Kids as young as 3 to young adults meet in age-appropriate groups to work through their feelings, sometimes by talking, sometimes by screaming.
“Nothing is taboo here,” said Larissa Warne, a longtime volunteer facilitator and now development and marketing coordinator. “Whatever the kids want to talk about, as long as it stays respectful.”
That means it can be loud and active or quiet and contemplative. The Volcano Room, with its padded walls, punching bags and foam noodles, is where kids are free to let it out. In another room, they are encouraged to express themselves in words and art.
Sessions are child-led, Warne said, “because they’re the ones who are experts in what they’re needing that night. We meet kids where they are.”
Children have the capacity to deal with pain in short bursts, said Jacqueline Bell, a longtime facilitator and outreach director. “They can cry, be angry, let it out. Then they have to run, play and be children. We don’t try to fix them, we don’t try to make it better. We allow them to work through it in their own way.”
Next month, Noel Sudano, a survivor of the 1999 Columbine High School shooting in Colorado, will speak at the Legacy of Hope Breakfast benefiting Brooke’s Place. Sudano came to Indiana to attend DePauw University on a scholarship.
While living here, she became a volunteer at Brooke’s Place and discovered she still had a lot of work to do on her own grief journey several years after the massacre that killed 12 students and a teacher. She now works as a school counselor at Columbine.
For two years, Sara Hammerle, 17, has found refuge at Brooke’s Place. She meets twice monthly with a group of teens, all of whom have lost someone dear to them. They have a SnapChat group, a Spotify playlist and an understanding of each other’s pain.

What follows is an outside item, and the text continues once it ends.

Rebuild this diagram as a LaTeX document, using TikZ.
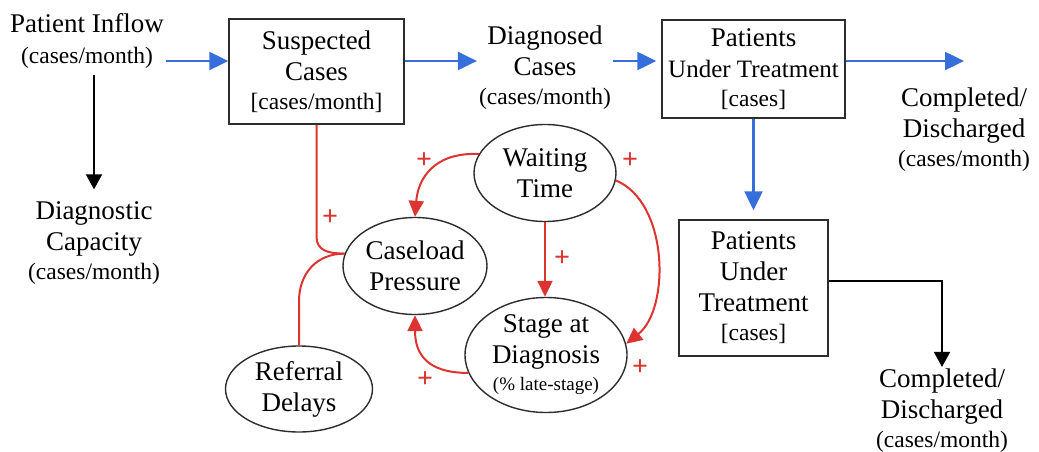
\documentclass[tikz,border=0pt]{standalone}
\usepackage{fontspec}
\setmainfont{Liberation Serif}
\usetikzlibrary{arrows.meta,shapes.geometric,calc}

\definecolor{flowblue}{RGB}{54,110,220}
\definecolor{loopred}{RGB}{220,52,48}
\definecolor{edgegray}{RGB}{45,45,45}

\newcommand\bigtxt{\fontsize{27}{31}\selectfont}
\newcommand\midtxt{\fontsize{25}{29}\selectfont}
\newcommand\smtxt{\fontsize{23.5}{27}\selectfont}
\newcommand\tinytxt{\fontsize{19}{22}\selectfont}

\tikzset{
  term/.style={align=center, inner sep=2pt, font=\bigtxt},
  stock/.style={draw=edgegray, line width=1.5pt, rectangle, align=center, inner sep=0pt, font=\bigtxt},
  factor/.style={draw=edgegray, line width=1.4pt, ellipse, align=center, inner sep=0pt, font=\bigtxt},
  flow/.style={draw=flowblue, line width=2.5pt, -{Triangle[length=19pt,width=18pt]}},
  outflow/.style={draw=black, line width=1.9pt, -{Triangle[length=15pt,width=16pt]}},
  link/.style={draw=loopred, line width=2pt},
  cause/.style={link, -{Triangle[length=16pt,width=15pt]}},
  sign/.style={text=loopred, font=\fontsize{28}{28}\selectfont\bfseries, inner sep=0pt},
}

\begin{document}
\begin{tikzpicture}[x=1pt,y=-1pt]
\fill[white] (0,0) rectangle (1039,452);
\useasboundingbox (0,0) rectangle (1039,452);

% stocks, flows and their labels
\node[term] (inflow) at (87,41) {Patient Inflow\\{\smtxt (cases/month)}};
\node[stock, minimum width=175pt, minimum height=105pt] (susp) at (316.5,71.5)
  {Suspected\\Cases\\[-2pt]{\smtxt [cases/month]}};
\node[term] (diag) at (545,68) {Diagnosed\\Cases\\[-2pt]{\smtxt (cases/month)}};
\node[stock, minimum width=183pt, minimum height=98pt] (treat) at (753.5,69)
  {Patients\\{\midtxt Under Treatment}\\[-2pt]{\smtxt [cases]}};
\node[term] (done1) at (964,130) {Completed/\\Discharged\\[-2pt]{\smtxt (cases/month)}};
\node[stock, minimum width=149pt, minimum height=136pt] (treat2) at (753.5,288)
  {Patients\\Under\\Treatment\\[-2pt]{\smtxt [cases]}};
\node[term] (done2) at (942,411) {Completed/\\Discharged\\[-2pt]{\smtxt (cases/month)}};
\node[term] (capacity) at (94,243) {Diagnostic\\Capacity\\[-2pt]{\smtxt (cases/month)}};

% causal factors
\node[factor, minimum width=142pt, minimum height=97pt] (wait) at (545,173) {Waiting\\Time};
\node[factor, minimum width=144pt, minimum height=97pt] (load) at (415,266) {Caseload\\Pressure};
\node[factor, minimum width=162pt, minimum height=115pt] (stage) at (546,355)
  {Stage at\\Diagnosis\\[-4pt]{\tinytxt (\% late-stage)}};
\node[factor, minimum width=147pt, minimum height=86pt] (refer) at (299,389) {Referral\\Delays};

% main flow line
\coordinate (lane) at (0,61);
\draw[flow] (inflow.east |- lane) -- (susp.west |- lane);
\draw[flow] (susp.east |- lane) -- (diag.west |- lane);
\draw[flow, shorten >=5pt] (diag.east |- lane) -- (treat.west |- lane);
\draw[flow] (treat.east |- lane) -- (done1.north |- lane);
\draw[flow, shorten >=9pt] (treat.south) -- (treat2.north);

% outflows
\draw[outflow, shorten <=4pt, shorten >=10pt] (capacity.north |- inflow.south) -- (capacity.north);
\draw[outflow] ([yshift=7pt]treat2.east) -| (done2.north);

% feedback links
\draw[link] (susp.south) -- ++(0,112) .. controls ($(susp.south)+(0,126)$) and ($(load.170)+(-16,0)$) .. (load.170);
\draw[link] (refer.north) -- ++(0,-44) .. controls ($(refer.north)+(0,-72)$) and ($(load.170)+(-28,0)$) .. (load.170);
\draw[cause] (wait.164) .. controls ($(wait.164)+(-45,-2)$) and ($(load.north)+(3,-38)$) .. (load.north);
\draw[cause] (wait.south) -- (wait.south |- stage.north);
\draw[cause] (wait.-6) .. controls ($(wait.-6)+(53,22)$) and ($(stage.8)+(44,-35)$) .. (stage.8);
\draw[cause] (stage.193) .. controls ($(stage.193)+(-42,0)$) and ($(load.south)+(0,38)$) .. (load.south);

% link polarities
\node[sign] (p1) at (330,218) {+};
\node[sign] (p2) at (424,161) {+};
\node[sign] (p3) at (562,259) {+};
\node[sign] (p4) at (630,161) {+};
\node[sign] (p5) at (640,368) {+};
\node[sign] (p6) at (425,380) {+};
\end{tikzpicture}
\end{document}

Sara will be another featured speaker at the Legacy of Hope Breakfast. She was just 14 when her sister died. She didn’t think her friends could possibly understand how she felt, but what she discovered was that a lot of other students at Lebanon High School were going through grief of their own. “It really opened my eyes to how people deal with grief,” she said.
For her parents, the support from Brooke’s Place gave them strength when they were at their weakest.
“We all help each other,” Amy said. “Others who were further along in their journey gave us hope that we could walk through this and come out the other side.”
She and her husband, Rick, now are the veterans in the group. “We’re helping to show others that they can find joy again.”
To keep Megan’s memory alive, the family sponsors a 5k in May, with proceeds funding a scholarship for a Lebanon High School student.
And every June 16 — Megan’s birthday — is #meganhammerleday. Family, friends and strangers are encouraged to do a random act of kindness in her memory.
Brooke’s Place, which serves youth around Central Indiana, will expand to a west-side location by early next year. It also offers programming at community centers and schools. Families receiving support services are asked for a $30 monthly donation, but no one is turned away for financial reasons.